-------- AVAILABLE DATA

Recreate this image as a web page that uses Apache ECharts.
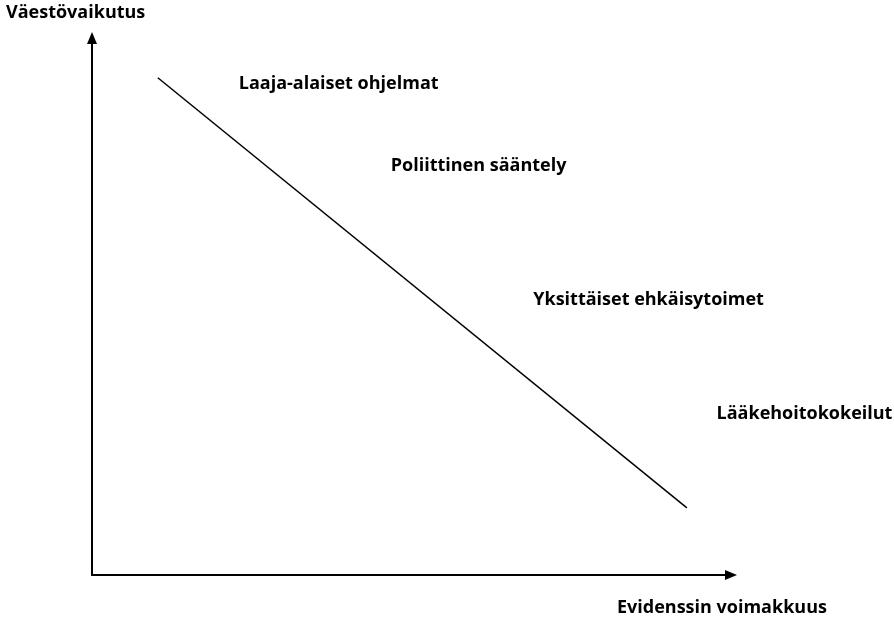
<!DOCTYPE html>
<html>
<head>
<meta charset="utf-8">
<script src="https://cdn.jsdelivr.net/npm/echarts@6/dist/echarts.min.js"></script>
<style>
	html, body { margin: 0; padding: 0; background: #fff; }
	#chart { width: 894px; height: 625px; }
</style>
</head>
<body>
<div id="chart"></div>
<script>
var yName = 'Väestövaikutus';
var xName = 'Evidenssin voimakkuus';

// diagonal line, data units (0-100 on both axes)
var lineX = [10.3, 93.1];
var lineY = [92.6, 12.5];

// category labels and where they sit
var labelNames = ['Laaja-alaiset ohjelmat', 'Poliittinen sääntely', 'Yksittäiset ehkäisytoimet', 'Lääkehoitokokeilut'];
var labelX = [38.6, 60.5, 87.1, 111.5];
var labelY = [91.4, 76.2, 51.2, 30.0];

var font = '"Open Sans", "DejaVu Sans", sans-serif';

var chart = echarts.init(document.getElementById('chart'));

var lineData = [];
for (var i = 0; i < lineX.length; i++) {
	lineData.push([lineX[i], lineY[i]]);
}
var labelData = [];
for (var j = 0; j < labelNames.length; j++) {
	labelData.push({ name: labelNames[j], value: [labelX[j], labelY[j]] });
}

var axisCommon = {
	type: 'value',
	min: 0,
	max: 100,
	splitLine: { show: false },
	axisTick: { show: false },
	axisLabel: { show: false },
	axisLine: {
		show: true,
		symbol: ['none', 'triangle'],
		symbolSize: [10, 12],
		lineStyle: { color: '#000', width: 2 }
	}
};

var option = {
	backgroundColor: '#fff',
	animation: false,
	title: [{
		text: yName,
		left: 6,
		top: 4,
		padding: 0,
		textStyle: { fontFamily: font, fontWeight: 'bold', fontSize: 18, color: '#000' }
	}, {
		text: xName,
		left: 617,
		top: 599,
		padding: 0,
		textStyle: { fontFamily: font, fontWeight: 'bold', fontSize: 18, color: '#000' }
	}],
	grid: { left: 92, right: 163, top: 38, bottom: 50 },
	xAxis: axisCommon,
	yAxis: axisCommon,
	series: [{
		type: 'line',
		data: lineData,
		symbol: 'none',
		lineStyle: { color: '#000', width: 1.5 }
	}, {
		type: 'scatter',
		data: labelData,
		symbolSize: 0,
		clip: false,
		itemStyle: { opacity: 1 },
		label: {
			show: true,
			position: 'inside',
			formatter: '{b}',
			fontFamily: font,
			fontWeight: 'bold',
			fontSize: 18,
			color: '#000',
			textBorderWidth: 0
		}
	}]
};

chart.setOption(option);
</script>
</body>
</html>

----------------

Up to and including the line containing "var labelY = [91.4, 76.2, 51.2, 30.0];", repeat every line from the start of the data, but none of the pictures.

### SOLUTION TO THIS TASK
Recreate this image as a web page that uses Apache ECharts.
<!DOCTYPE html>
<html>
<head>
<meta charset="utf-8">
<script src="https://cdn.jsdelivr.net/npm/echarts@6/dist/echarts.min.js"></script>
<style>
	html, body { margin: 0; padding: 0; background: #fff; }
	#chart { width: 894px; height: 625px; }
</style>
</head>
<body>
<div id="chart"></div>
<script>
var yName = 'Väestövaikutus';
var xName = 'Evidenssin voimakkuus';

// diagonal line, data units (0-100 on both axes)
var lineX = [10.3, 93.1];
var lineY = [92.6, 12.5];

// category labels and where they sit
var labelNames = ['Laaja-alaiset ohjelmat', 'Poliittinen sääntely', 'Yksittäiset ehkäisytoimet', 'Lääkehoitokokeilut'];
var labelX = [38.6, 60.5, 87.1, 111.5];
var labelY = [91.4, 76.2, 51.2, 30.0];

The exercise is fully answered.